- **What is asked**: Nothing but the lines from the top of the data to the line holding "const kmhMinor = [5, 15, 25, 35, 45, 55]" should be printed, word for word and both ends included; leave the pictures out.

▬▬▬▬▬▬▬▬▬▬

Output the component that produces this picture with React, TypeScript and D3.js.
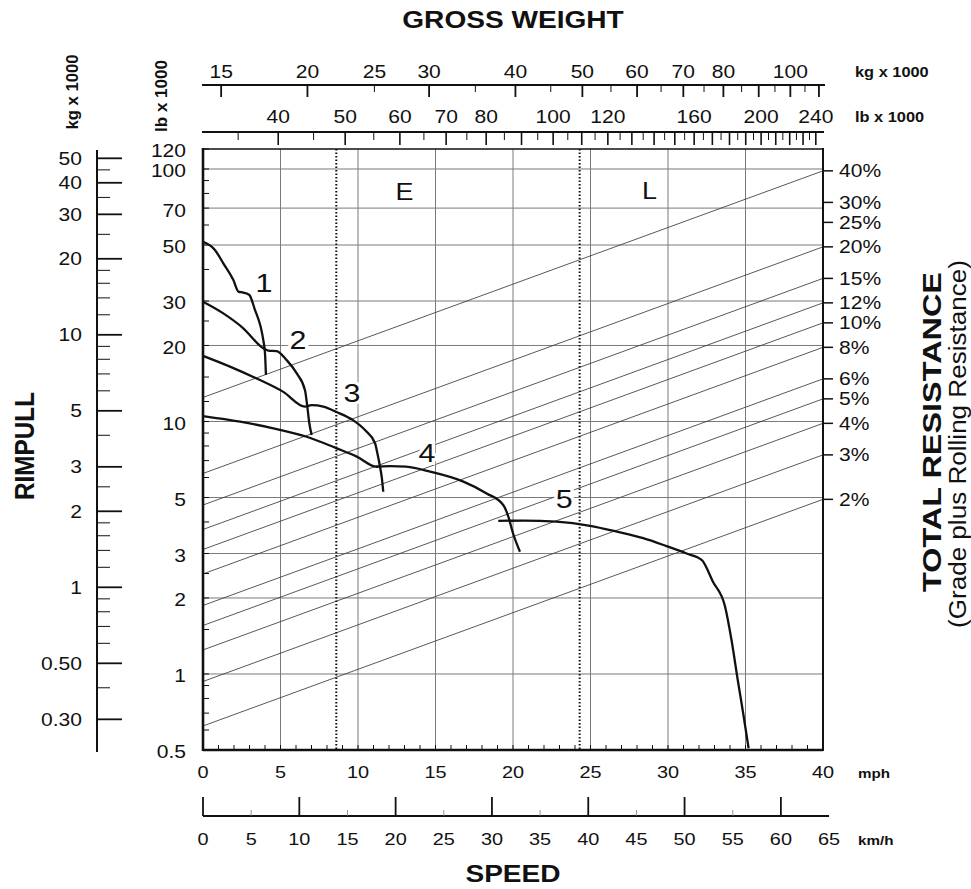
import React from 'react'
import * as d3 from 'd3'

const W = 971
const H = 889
const SX = 1.17 // the scanned chart is stretched a little horizontally
const FONT = '"Liberation Sans", Arial, Helvetica, sans-serif'
const LB_PER_KG = 2.20462
const KMH_PER_MPH = 1.609344

// speed
const mphLabels = [0, 5, 10, 15, 20, 25, 30, 35, 40]
const kmhLabels = [0, 5, 10, 15, 20, 25, 30, 35, 40, 45, 50, 55, 60, 65]
const kmhMajor = [0, 10, 20, 30, 40, 50, 60]
const kmhMinor = [5, 15, 25, 35, 45, 55]

// gross weight (x 1000)
const kgLabels = [15, 20, 25, 30, 40, 50, 60, 70, 80, 100]
const kgMajor = [15, 20, 30, 40, 50, 60, 70, 80, 90, 100, 110]
const kgMinor = [25, 35, 45, 55, 65, 75, 85, 95, 105]
const lbLabels = [40, 50, 60, 70, 80, 100, 120, 160, 200, 240]

// rimpull (x 1000)
const pullLbLabels = [120, 100, 70, 50, 30, 20, 10, 5, 3, 2, 1, 0.5]
const pullLbGrid = [100, 70, 50, 30, 20, 10, 5, 3, 2, 1]
const pullLbMinor = [0.6, 0.7, 0.8, 0.9, 1, 1.5, 2, 2.5, 3, 4, 5, 6, 7, 8, 9, 10, 12, 15, 20, 25, 30, 40, 50, 60, 70, 80, 90, 100, 120]
const pullKgLabels = [50, 40, 30, 20, 10, 5, 3, 2, 1, 0.5, 0.3]
const pullKgMinor = [45, 35, 25, 18, 16, 14, 12, 9, 8, 7, 6, 4, 2.5, 1.8, 1.6, 1.4, 1.2, 0.9, 0.8, 0.7, 0.6, 0.4]

// total resistance (%)
const resistLabels = [40, 30, 25, 20, 15, 12, 10, 8, 6, 5, 4, 3, 2]
const resistLines = [40, 20, 15, 12, 10, 8, 6, 5, 4, 3, 2]

// gear curves: [mph, rimpull lb x 1000]
const gear1 = [[0, 51.5], [0.77, 47.8], [1.31, 42.3], [1.96, 36.3], [2.28, 32.7], [2.6, 32.4], [2.99, 31.7], [3.35, 27.7], [3.72, 23.7], [3.89, 21.0], [4.0, 18.6], [4.06, 15.3]]
const gear2 = [[0, 29.8], [1.31, 26.8], [2.6, 23.4], [3.89, 19.5], [4.21, 19.1], [4.75, 19.0], [5.4, 17.5], [6.05, 15.5], [6.58, 13.3], [6.73, 11.45], [6.86, 9.84], [7.01, 8.84]]
const gear3 = [[0, 18.2], [1.74, 16.5], [3.46, 14.8], [5.18, 13.1], [6.58, 11.45], [7.01, 11.6], [7.76, 11.45], [8.62, 10.9], [9.7, 10.1], [10.45, 9.25], [11.1, 8.2], [11.25, 7.48], [11.42, 6.62], [11.53, 6.04], [11.63, 5.27]]
const gear4 = [[0, 10.5], [2.39, 9.98], [4.54, 9.4], [6.69, 8.7], [8.62, 7.83], [9.92, 7.26], [11.2, 6.62], [12.06, 6.66], [13.1, 6.62], [14.65, 6.33], [16.8, 5.78], [18.3, 5.19], [19.37, 4.67], [19.7, 4.2], [20.0, 3.61], [20.45, 3.05]]
const gear5 = [[19.05, 4.04], [20.7, 4.05], [22.8, 4.01], [24.97, 3.86], [26.7, 3.66], [28.4, 3.45], [29.9, 3.21], [31.2, 3.0], [32.17, 2.83], [32.9, 2.32], [33.68, 1.85], [34.1, 1.36], [34.5, 0.947], [34.85, 0.699], [35.2, 0.508]]
const gears = [gear1, gear2, gear3, gear4, gear5]
const gearNames = ['1', '2', '3', '4', '5']
const gearLabelAt = [[3.94, 35.4], [6.13, 21.0], [9.61, 12.97], [14.45, 7.5], [23.3, 4.93]]

// dotted range limits and their letters
const rangeLimits = [8.6, 24.3]
const rangeNames = ['E', 'L']
const rangeNameAt = [[13, 81], [28.8, 82]]

const left = 203
const right = 823
const top = 149
const bottom = 750

const x = d3.scaleLinear().domain([0, 40]).range([left, right])
const kmh = d3.scaleLinear().domain([0, 40 * KMH_PER_MPH]).range([left, right])
const y = d3.scaleLog().domain([0.5, 120]).range([bottom, top])
const weight = d3.scaleLog().domain([14.12, 111.5]).range([left, right])
const yKg = (v: number) => y(v * LB_PER_KG)

type TProps = {
  x: number
  y: number
  size: number
  anchor?: string
  bold?: boolean
  rotate?: number
  len?: number
  sx?: number
  children: React.ReactNode
}

const T = ({ x, y, size, anchor = 'middle', bold = false, rotate = 0, len, sx = SX, children }: TProps) => (
  <text
    transform={`translate(${x},${y}) scale(${sx},1)${rotate ? ` rotate(${rotate})` : ''}`}
    fontSize={size}
    textAnchor={anchor}
    fontWeight={bold ? 'bold' : 'normal'}
    dominantBaseline="central"
    textLength={len}
    lengthAdjust={len ? 'spacingAndGlyphs' : undefined}
  >
    {children}
  </text>
)

const App = () => {
  const line = d3
    .line<number[]>()
    .x((d) => x(d[0]))
    .y((d) => y(d[1]))
    .curve(d3.curveMonotoneX)

  const wMax = weight.domain()[1] * LB_PER_KG
  const wMin = weight.domain()[0] * LB_PER_KG
  const lbMajor = d3.range(40, 241, 10)
  const lbMinor = d3.range(35, 241, 5).filter((v) => v % 10 !== 0)
  const mphMinor = d3.range(1, 40)
  const kgAxisY = 85
  const lbAxisY = 132
  const outerX = 97
  const kmhAxisY = 816

  return (
    <svg
      width={W}
      height={H}
      style={{ position: 'absolute', left: 0, top: 0, background: '#fff', fontFamily: FONT }}
    >
      <rect width={W} height={H} fill="#fff" />

      {/* grid */}
      <g stroke="#7a7a7a" strokeWidth={1}>
        {pullLbGrid.map((v) => (
          <line key={'h' + v} x1={left} x2={right} y1={y(v)} y2={y(v)} />
        ))}
        {mphLabels.slice(1, -1).map((v) => (
          <line key={'v' + v} x1={x(v)} x2={x(v)} y1={top} y2={bottom} />
        ))}
      </g>

      {/* total resistance lines */}
      <g stroke="#3a3a3a" strokeWidth={0.85}>
        {resistLines.map((r) => (
          <line
            key={'r' + r}
            x1={left}
            x2={right}
            y1={y((wMin * r) / 100)}
            y2={y((wMax * r) / 100)}
          />
        ))}
      </g>

      {/* range limits */}
      <g stroke="#111" strokeWidth={2} strokeDasharray="1.5 2">
        {rangeLimits.map((v) => (
          <line key={'d' + v} x1={x(v)} x2={x(v)} y1={top} y2={bottom} />
        ))}
      </g>
      <g fill="#111">
        {rangeNames.map((n, i) => (
          <T key={n} x={x(rangeNameAt[i][0])} y={y(rangeNameAt[i][1])} size={23}>
            {n}
          </T>
        ))}
      </g>

      {/* gear curves */}
      <g fill="none" stroke="#111" strokeWidth={2.3} strokeLinejoin="round">
        {gears.map((g, i) => (
          <path key={'g' + i} d={line(g) || ''} />
        ))}
      </g>
      <g fill="#111" stroke="#fff" strokeWidth={6} paintOrder="stroke">
        {gearNames.map((n, i) => (
          <T key={'gl' + n} x={x(gearLabelAt[i][0])} y={y(gearLabelAt[i][1])} size={26}>
            {n}
          </T>
        ))}
      </g>

      {/* plot frame and inner ticks */}
      <g stroke="#111" fill="none">
        <line x1={left} x2={left} y1={top - 1} y2={bottom + 1} strokeWidth={2.6} />
        <line x1={left} x2={right} y1={bottom} y2={bottom} strokeWidth={2.6} />
        <line x1={right} x2={right} y1={top - 1} y2={bottom + 1} strokeWidth={2} />
        <line x1={left} x2={right} y1={top} y2={top} strokeWidth={1.6} />
        {pullLbMinor.map((v) => (
          <line key={'lt' + v} x1={left} x2={left + 6} y1={y(v)} y2={y(v)} strokeWidth={1} />
        ))}
        {mphMinor.map((v) => (
          <line key={'bt' + v} x1={x(v)} x2={x(v)} y1={bottom} y2={bottom - 5} strokeWidth={1} />
        ))}
      </g>

      {/* left inner axis labels (lb x 1000) */}
      <g fill="#111">
        {pullLbLabels.map((v) => (
          <T key={'ll' + v} x={186} y={y(v) + 2} size={18} anchor="end">
            {String(v)}
          </T>
        ))}
      </g>

      {/* left outer axis (kg x 1000) */}
      <g stroke="#111">
        <line x1={outerX} x2={outerX} y1={top + 1} y2={bottom + 2} strokeWidth={2} />
        {pullKgLabels.map((v) => (
          <line key={'ok' + v} x1={outerX} x2={outerX + 25} y1={yKg(v)} y2={yKg(v)} strokeWidth={1.8} />
        ))}
        {pullKgMinor.map((v) => (
          <line key={'om' + v} x1={outerX} x2={outerX + 13} y1={yKg(v)} y2={yKg(v)} strokeWidth={1} />
        ))}
      </g>
      <g fill="#111">
        {pullKgLabels.map((v) => (
          <T key={'ol' + v} x={82} y={yKg(v)} size={18} anchor="end">
            {v < 1 ? v.toFixed(2) : String(v)}
          </T>
        ))}
      </g>

      {/* right axis: total resistance */}
      <g stroke="#111" strokeWidth={1.5}>
        {resistLabels.map((r) => (
          <line key={'rt' + r} x1={right} x2={right + 10} y1={y((wMax * r) / 100)} y2={y((wMax * r) / 100)} />
        ))}
      </g>
      <g fill="#111">
        {resistLabels.map((r) => (
          <T key={'rl' + r} x={right + 16} y={y((wMax * r) / 100)} size={18} anchor="start">
            {r + '%'}
          </T>
        ))}
      </g>

      {/* gross weight axes */}
      <g stroke="#111">
        <line x1={left - 1} x2={right + 2} y1={kgAxisY} y2={kgAxisY} strokeWidth={2} />
        {kgMajor.map((v) => (
          <line key={'km' + v} x1={weight(v)} x2={weight(v)} y1={kgAxisY} y2={kgAxisY + 12} strokeWidth={1.8} />
        ))}
        {kgMinor.map((v) => (
          <line key={'kn' + v} x1={weight(v)} x2={weight(v)} y1={kgAxisY} y2={kgAxisY + 7} strokeWidth={1} />
        ))}
        <line x1={left - 1} x2={right + 1} y1={lbAxisY} y2={lbAxisY} strokeWidth={2} />
        {lbMajor.map((v) => (
          <line key={'lm' + v} x1={weight(v / LB_PER_KG)} x2={weight(v / LB_PER_KG)} y1={lbAxisY} y2={lbAxisY + 13} strokeWidth={1.6} />
        ))}
        {lbMinor.map((v) => (
          <line key={'ln' + v} x1={weight(v / LB_PER_KG)} x2={weight(v / LB_PER_KG)} y1={lbAxisY} y2={lbAxisY + 8} strokeWidth={1} />
        ))}
      </g>
      <g fill="#111">
        {kgLabels.map((v) => (
          <T key={'kl' + v} x={weight(v)} y={72} size={18}>
            {v}
          </T>
        ))}
        {lbLabels.map((v) => (
          <T key={'bl' + v} x={weight(v / LB_PER_KG)} y={117} size={18}>
            {v}
          </T>
        ))}
        <T x={855} y={72} size={14} bold anchor="start">kg x 1000</T>
        <T x={855} y={117} size={14} bold anchor="start">lb x 1000</T>
        <T x={72} y={92} size={14} bold rotate={-90} len={75}>kg x 1000</T>
        <T x={161} y={96} size={14} bold rotate={-90} len={72}>lb x 1000</T>
      </g>

      {/* speed axes */}
      <g fill="#111">
        {mphLabels.map((v) => (
          <T key={'mp' + v} x={x(v)} y={772} size={17}>
            {v}
          </T>
        ))}
        <T x={858} y={773} size={13} bold anchor="start">mph</T>
        {kmhLabels.map((v) => (
          <T key={'kh' + v} x={kmh(v)} y={839} size={17}>
            {v}
          </T>
        ))}
        <T x={858} y={840} size={13} bold anchor="start">km/h</T>
      </g>
      <g stroke="#111">
        <line x1={left} x2={kmh(65)} y1={kmhAxisY} y2={kmhAxisY} strokeWidth={2} />
        {kmhMajor.map((v) => (
          <line key={'kj' + v} x1={kmh(v)} x2={kmh(v)} y1={kmhAxisY} y2={kmhAxisY - 19} strokeWidth={1.8} />
        ))}
        {kmhMinor.map((v) => (
          <line key={'kk' + v} x1={kmh(v)} x2={kmh(v)} y1={kmhAxisY} y2={kmhAxisY - 6} strokeWidth={0.8} stroke="#777" />
        ))}
      </g>

      {/* titles */}
      <g fill="#111">
        <T x={513} y={20} size={24} bold>GROSS WEIGHT</T>
        <T x={513} y={874} size={24} bold>SPEED</T>
        <T x={24} y={446} size={24} bold rotate={-90} len={108}>RIMPULL</T>
        <T x={932} y={432} size={25} sx={1} bold rotate={-90} len={320}>TOTAL RESISTANCE</T>
        <T x={958} y={444} size={23} sx={1} rotate={-90} len={368}>(Grade plus Rolling Resistance)</T>
      </g>
    </svg>
  )
}

export default App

▬▬▬▬▬▬▬▬▬▬

- **Answer below**:
Output the component that produces this picture with React, TypeScript and D3.js.
import React from 'react'
import * as d3 from 'd3'

const W = 971
const H = 889
const SX = 1.17 // the scanned chart is stretched a little horizontally
const FONT = '"Liberation Sans", Arial, Helvetica, sans-serif'
const LB_PER_KG = 2.20462
const KMH_PER_MPH = 1.609344

// speed
const mphLabels = [0, 5, 10, 15, 20, 25, 30, 35, 40]
const kmhLabels = [0, 5, 10, 15, 20, 25, 30, 35, 40, 45, 50, 55, 60, 65]
const kmhMajor = [0, 10, 20, 30, 40, 50, 60]
const kmhMinor = [5, 15, 25, 35, 45, 55]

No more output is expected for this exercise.